__What the task asks__
Retype the listing below line for line, but only from the line with "Give me the matplotlib source for this chart." down to the line with "depths_b = [2, 4, 8, 16, 32, 64, 128]", inclusive. Pictures stay out.

__Source data__
▬▬▬▬▬▬

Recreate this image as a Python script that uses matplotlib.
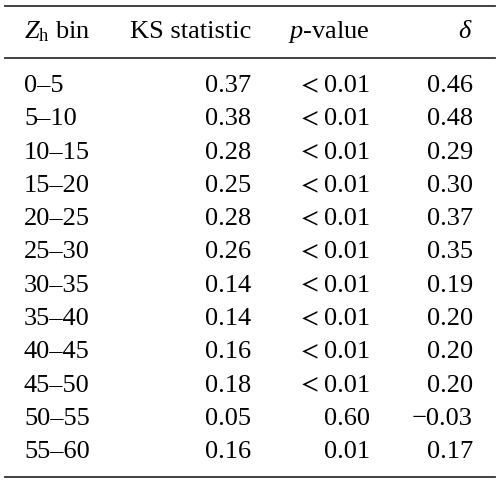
import matplotlib
matplotlib.use("Agg")
import matplotlib.pyplot as plt

bins = ["0–5", "5–10", "10–15", "15–20", "20–25", "25–30", "30–35",
        "35–40", "40–45", "45–50", "50–55", "55–60"]
ks_stat = ["0.37", "0.38", "0.28", "0.25", "0.28", "0.26", "0.14",
           "0.14", "0.16", "0.18", "0.05", "0.16"]
p_values = ["< 0.01"] * 10 + ["0.60", "0.01"]
deltas = ["0.46", "0.48", "0.29", "0.30", "0.37", "0.35", "0.19",
          "0.20", "0.20", "0.20", "−0.03", "0.17"]
headers = [r"$Z_{\mathrm{h}}$ bin", "KS statistic", r"$p$-value", r"$\delta$"]

plt.rcParams['font.family'] = ['Liberation Serif', 'DejaVu Serif']
plt.rcParams['mathtext.fontset'] = 'custom'
plt.rcParams['mathtext.rm'] = 'Liberation Serif'
plt.rcParams['mathtext.it'] = 'Liberation Serif:italic'
plt.rcParams['mathtext.bf'] = 'Liberation Serif:bold'
plt.rcParams['mathtext.fallback'] = 'stix'

fig = plt.figure(figsize=(5.0, 4.83), dpi=100)
ax = fig.add_axes([0, 0, 1, 1])
ax.set_xlim(0, 500)
ax.set_ylim(483, 0)
ax.axis('off')

fs = 19
col_x = [24, 251, 370, 473]
aligns = ['left', 'right', 'right', 'right']
line_kw = dict(color='#333333', lw=1.3)

ax.plot([5, 495], [6, 6], **line_kw)
ax.plot([5, 495], [58, 58], **line_kw)
ax.plot([5, 495], [477, 477], **line_kw)

for x, h, a in zip(col_x, headers, aligns):
    ax.text(x, 38, h, ha=a, va='baseline', fontsize=fs)

y0, dy = 92, 33.3
for i, (b, k, p, d) in enumerate(zip(bins, ks_stat, p_values, deltas)):
    y = y0 + i * dy
    ax.text(col_x[0], y, b, ha='left', va='baseline', fontsize=fs)
    ax.text(col_x[1], y, k, ha='right', va='baseline', fontsize=fs)
    ax.text(col_x[3], y, d, ha='right', va='baseline', fontsize=fs)
    if p.startswith("<"):
        ax.text(col_x[2], y, p.replace("<", "").strip(), ha='right',
                va='baseline', fontsize=fs)
        ax.text(col_x[2] - 51, y, r"$<$", ha='right', va='baseline',
                fontsize=fs, math_fontfamily='stix')
    else:
        ax.text(col_x[2], y, p, ha='right', va='baseline', fontsize=fs)

fig.savefig("out.png", dpi=100)
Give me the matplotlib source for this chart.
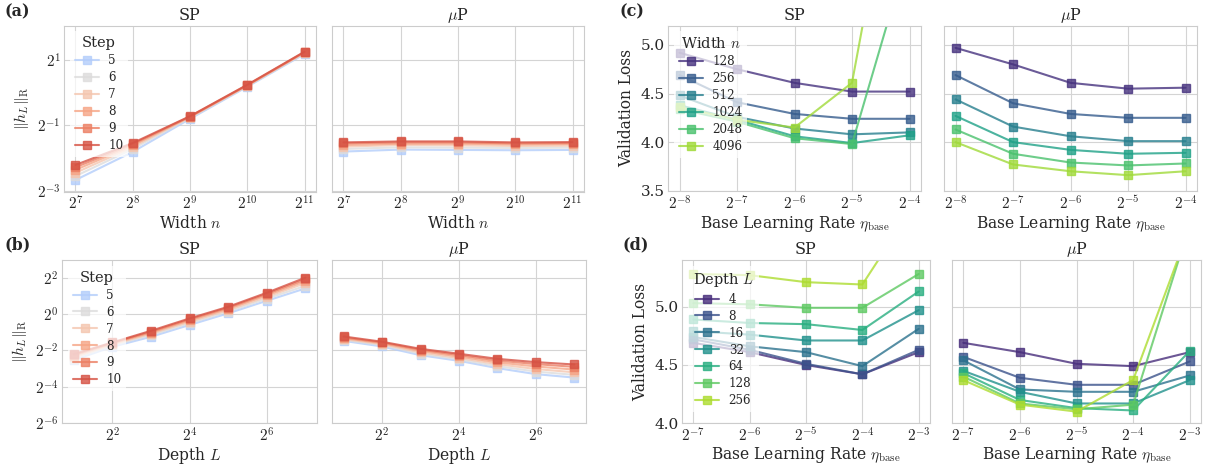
import numpy as np
import matplotlib
matplotlib.use("Agg")
import matplotlib.pyplot as plt
import seaborn as sns
from matplotlib.ticker import NullLocator

# ---------------- data ----------------
steps = [5, 6, 7, 8, 9, 10]
widths_a = [128, 256, 512, 1024, 2048]
depths_b = [2, 4, 8, 16, 32, 64, 128]

# log2 of ||h_L||_R, one row per step (5..10)
a_sp_log2 = [
    [-2.67, -1.81, -0.80, 0.18, 1.18],
    [-2.55, -1.72, -0.77, 0.20, 1.20],
    [-2.45, -1.66, -0.75, 0.21, 1.22],
    [-2.36, -1.61, -0.74, 0.22, 1.23],
    [-2.28, -1.57, -0.73, 0.23, 1.24],
    [-2.21, -1.54, -0.72, 0.24, 1.25],
]
a_mup_log2 = [
    [-1.80, -1.74, -1.75, -1.76, -1.75],
    [-1.72, -1.67, -1.68, -1.69, -1.68],
    [-1.65, -1.60, -1.61, -1.63, -1.62],
    [-1.60, -1.56, -1.56, -1.58, -1.57],
    [-1.55, -1.52, -1.52, -1.55, -1.54],
    [-1.52, -1.49, -1.49, -1.52, -1.51],
]
b_sp_log2 = [
    [-2.53, -1.80, -1.25, -0.60, 0.04, 0.73, 1.41],
    [-2.45, -1.72, -1.15, -0.50, 0.14, 0.85, 1.55],
    [-2.38, -1.67, -1.08, -0.42, 0.22, 0.95, 1.70],
    [-2.30, -1.62, -1.02, -0.35, 0.29, 1.04, 1.81],
    [-2.25, -1.59, -0.97, -0.29, 0.35, 1.11, 1.91],
    [-2.20, -1.56, -0.92, -0.24, 0.40, 1.17, 2.00],
]
b_mup_log2 = [
    [-1.47, -1.78, -2.26, -2.57, -2.97, -3.30, -3.49],
    [-1.42, -1.70, -2.18, -2.49, -2.86, -3.16, -3.34],
    [-1.37, -1.65, -2.10, -2.41, -2.75, -3.02, -3.20],
    [-1.32, -1.60, -2.02, -2.33, -2.65, -2.88, -3.05],
    [-1.28, -1.56, -1.96, -2.25, -2.55, -2.75, -2.90],
    [-1.23, -1.52, -1.91, -2.18, -2.46, -2.64, -2.77],
]

c_widths = [128, 256, 512, 1024, 2048, 4096]
c_lrs = [2**-8, 2**-7, 2**-6, 2**-5, 2**-4]
c_sp_loss = [
    [4.92, 4.75, 4.61, 4.52, 4.52],
    [4.69, 4.41, 4.29, 4.24, 4.24],
    [4.48, 4.26, 4.14, 4.08, 4.10],
    [4.38, 4.23, 4.06, 3.99, 4.07],
    [4.34, 4.21, 4.04, 3.98, 6.00],
    [4.36, 4.23, 4.15, 4.61, 7.80],
]
c_mup_loss = [
    [4.97, 4.80, 4.61, 4.55, 4.56],
    [4.69, 4.40, 4.29, 4.25, 4.25],
    [4.44, 4.16, 4.06, 4.01, 4.01],
    [4.27, 4.00, 3.92, 3.88, 3.89],
    [4.13, 3.88, 3.79, 3.76, 3.78],
    [4.00, 3.77, 3.70, 3.66, 3.70],
]

d_depths = [4, 8, 16, 32, 64, 128, 256]
d_lrs = [2**-7, 2**-6, 2**-5, 2**-4, 2**-3]
d_sp_loss = [
    [4.69, 4.61, 4.50, 4.42, 4.61],
    [4.72, 4.63, 4.51, 4.42, 4.63],
    [4.74, 4.66, 4.61, 4.49, 4.81],
    [4.79, 4.76, 4.71, 4.71, 4.97],
    [4.89, 4.86, 4.85, 4.80, 5.13],
    [5.03, 5.02, 4.99, 4.99, 5.28],
    [5.28, 5.27, 5.21, 5.19, 5.93],
]
d_mup_loss = [
    [4.69, 4.61, 4.51, 4.49, 4.61],
    [4.57, 4.39, 4.33, 4.33, 4.53],
    [4.54, 4.29, 4.27, 4.27, 4.41],
    [4.45, 4.27, 4.17, 4.17, 4.37],
    [4.43, 4.20, 4.13, 4.11, 4.62],
    [4.40, 4.17, 4.12, 4.16, 5.70],
    [4.37, 4.16, 4.10, 4.37, 5.68],
]

a_xticks = [2**7, 2**8, 2**9, 2**10, 2**11]
a_xticklabels = ["$2^{7}$", "$2^{8}$", "$2^{9}$", "$2^{10}$", "$2^{11}$"]
a_yticks = [2**-3, 2**-1, 2**1]
a_yticklabels = ["$2^{-3}$", "$2^{-1}$", "$2^{1}$"]
b_xticks = [2**2, 2**4, 2**6]
b_xticklabels = ["$2^{2}$", "$2^{4}$", "$2^{6}$"]
b_yticks = [2**-6, 2**-4, 2**-2, 2**0, 2**2]
b_yticklabels = ["$2^{-6}$", "$2^{-4}$", "$2^{-2}$", "$2^{0}$", "$2^{2}$"]
c_xticklabels = ["$2^{-8}$", "$2^{-7}$", "$2^{-6}$", "$2^{-5}$", "$2^{-4}$"]
c_yticks = [3.5, 4.0, 4.5, 5.0]
d_xticklabels = ["$2^{-7}$", "$2^{-6}$", "$2^{-5}$", "$2^{-4}$", "$2^{-3}$"]
d_yticks = [4.0, 4.5, 5.0]

# ---------------- style ----------------
sns.set_style("whitegrid")
plt.rcParams.update({
    "font.family": "serif",
    "font.serif": ["DejaVu Serif"],
    "mathtext.fontset": "cm",
    "font.size": 11,
    "axes.titlesize": 11.5,
    "axes.labelsize": 11.2,
    "xtick.labelsize": 11,
    "ytick.labelsize": 11,
    "legend.fontsize": 8.6,
    "legend.title_fontsize": 10.5,
    "axes.edgecolor": "0.8",
    "grid.color": "0.83",
})

step_colors = [plt.cm.coolwarm(p) for p in [0.36, 0.5, 0.62, 0.72, 0.81, 0.9]]
width_colors = sns.color_palette("viridis", 6)
depth_colors = sns.color_palette("viridis", 7)

W, H = 1205, 465
fig = plt.figure(figsize=(W / 100, H / 100), dpi=100)


def px_axes(left, right, top, bottom):
    return fig.add_axes([left / W, 1 - bottom / H, (right - left) / W, (bottom - top) / H])


LW, MS, AL = 1.5, 5.5, 0.8


def draw(ax, x, rows, colors, labels, logx=True):
    for r, c, lab in zip(rows, colors, labels):
        ax.plot(x, r, marker="s", color=c, lw=LW, ms=MS, alpha=AL, label=lab)
    if logx:
        ax.set_xscale("log", base=2)
    ax.xaxis.set_minor_locator(NullLocator())
    ax.tick_params(axis="both", length=0, pad=2.5)


def legend(ax, title):
    lg = ax.legend(title=title, loc="upper left", frameon=True, framealpha=0.7,
                   edgecolor="none", facecolor="white", labelspacing=0.33)
    return lg


# ---- (a) ----
ax = px_axes(64, 316, 25.5, 191.5)
draw(ax, widths_a, [np.exp2(r) for r in a_sp_log2], step_colors, [str(s) for s in steps])
ax.set_yscale("log", base=2)
ax.yaxis.set_minor_locator(NullLocator())
ax.set_ylim(2**-3.02, 2**2.05)
ax.set_xticks(a_xticks, a_xticklabels)
ax.set_yticks(a_yticks, a_yticklabels)
ax.set_title("SP", pad=4)
ax.set_xlabel("Width $n$", labelpad=1)
ax.set_ylabel(r"$\|h_L\|_{\rm R}$")
legend(ax, "Step")

ax = px_axes(332, 584, 25.5, 191.5)
draw(ax, widths_a, [np.exp2(r) for r in a_mup_log2], step_colors, [str(s) for s in steps])
ax.set_yscale("log", base=2)
ax.yaxis.set_minor_locator(NullLocator())
ax.set_ylim(2**-3.02, 2**2.05)
ax.set_xticks(a_xticks, a_xticklabels)
ax.set_yticks(a_yticks, a_yticklabels)
ax.tick_params(labelleft=False)
ax.set_title(r"$\mu$P", pad=4)
ax.set_xlabel("Width $n$", labelpad=1)

# ---- (b) ----
ax = px_axes(62, 317, 260, 423.3)
draw(ax, depths_b, [np.exp2(r) for r in b_sp_log2], step_colors, [str(s) for s in steps])
ax.set_yscale("log", base=2)
ax.yaxis.set_minor_locator(NullLocator())
ax.set_ylim(2**-6, 2**2.97)
ax.set_xticks(b_xticks, b_xticklabels)
ax.set_yticks(b_yticks, b_yticklabels)
ax.set_title("SP", pad=4)
ax.set_xlabel("Depth $L$", labelpad=0)
ax.set_ylabel(r"$\|h_L\|_{\rm R}$")
legend(ax, "Step")

ax = px_axes(332, 586, 260, 423.3)
draw(ax, depths_b, [np.exp2(r) for r in b_mup_log2], step_colors, [str(s) for s in steps])
ax.set_yscale("log", base=2)
ax.yaxis.set_minor_locator(NullLocator())
ax.set_ylim(2**-6, 2**2.97)
ax.set_xticks(b_xticks, b_xticklabels)
ax.set_yticks(b_yticks, b_yticklabels)
ax.tick_params(labelleft=False)
ax.set_title(r"$\mu$P", pad=4)
ax.set_xlabel("Depth $L$", labelpad=0)

# ---- (c) ----
ax = px_axes(668, 921, 25.5, 190.7)
draw(ax, c_lrs, c_sp_loss, width_colors, [str(w) for w in c_widths])
ax.set_ylim(3.5, 5.2)
ax.set_xticks(c_lrs, c_xticklabels)
ax.set_yticks(c_yticks)
ax.set_title("SP", pad=4)
ax.set_xlabel(r"Base Learning Rate $\eta_{\rm base}$", labelpad=1)
ax.set_ylabel("Validation Loss")
legend(ax, "Width $n$")

ax = px_axes(944, 1197, 25.5, 190.7)
draw(ax, c_lrs, c_mup_loss, width_colors, [str(w) for w in c_widths])
ax.set_ylim(3.5, 5.2)
ax.set_xticks(c_lrs, c_xticklabels)
ax.set_yticks(c_yticks)
ax.tick_params(labelleft=False)
ax.set_title(r"$\mu$P", pad=4)
ax.set_xlabel(r"Base Learning Rate $\eta_{\rm base}$", labelpad=1)

# ---- (d) ----
ax = px_axes(682, 930, 260, 423.3)
draw(ax, d_lrs, d_sp_loss, depth_colors, [str(d) for d in d_depths])
ax.set_ylim(4.0, 5.4)
ax.set_xticks(d_lrs, d_xticklabels)
ax.set_yticks(d_yticks)
ax.set_title("SP", pad=4)
ax.set_xlabel(r"Base Learning Rate $\eta_{\rm base}$", labelpad=0)
ax.set_ylabel("Validation Loss")
legend(ax, "Depth $L$")

ax = px_axes(952, 1201, 260, 423.3)
draw(ax, d_lrs, d_mup_loss, depth_colors, [str(d) for d in d_depths])
ax.set_ylim(4.0, 5.4)
ax.set_xticks(d_lrs, d_xticklabels)
ax.set_yticks(d_yticks)
ax.tick_params(labelleft=False)
ax.set_title(r"$\mu$P", pad=4)
ax.set_xlabel(r"Base Learning Rate $\eta_{\rm base}$", labelpad=0)

# panel labels
for txt, x, y in [("(a)", 5, 12), ("(b)", 5, 245), ("(c)", 620, 12), ("(d)", 622, 245)]:
    fig.text(x / W, 1 - y / H, txt, fontsize=11.5, fontweight="bold", va="center", ha="left")

fig.savefig("out.png", dpi=100)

▬▬▬▬▬▬

__Answer to the exercise__
Give me the matplotlib source for this chart.
import numpy as np
import matplotlib
matplotlib.use("Agg")
import matplotlib.pyplot as plt
import seaborn as sns
from matplotlib.ticker import NullLocator

# ---------------- data ----------------
steps = [5, 6, 7, 8, 9, 10]
widths_a = [128, 256, 512, 1024, 2048]
depths_b = [2, 4, 8, 16, 32, 64, 128]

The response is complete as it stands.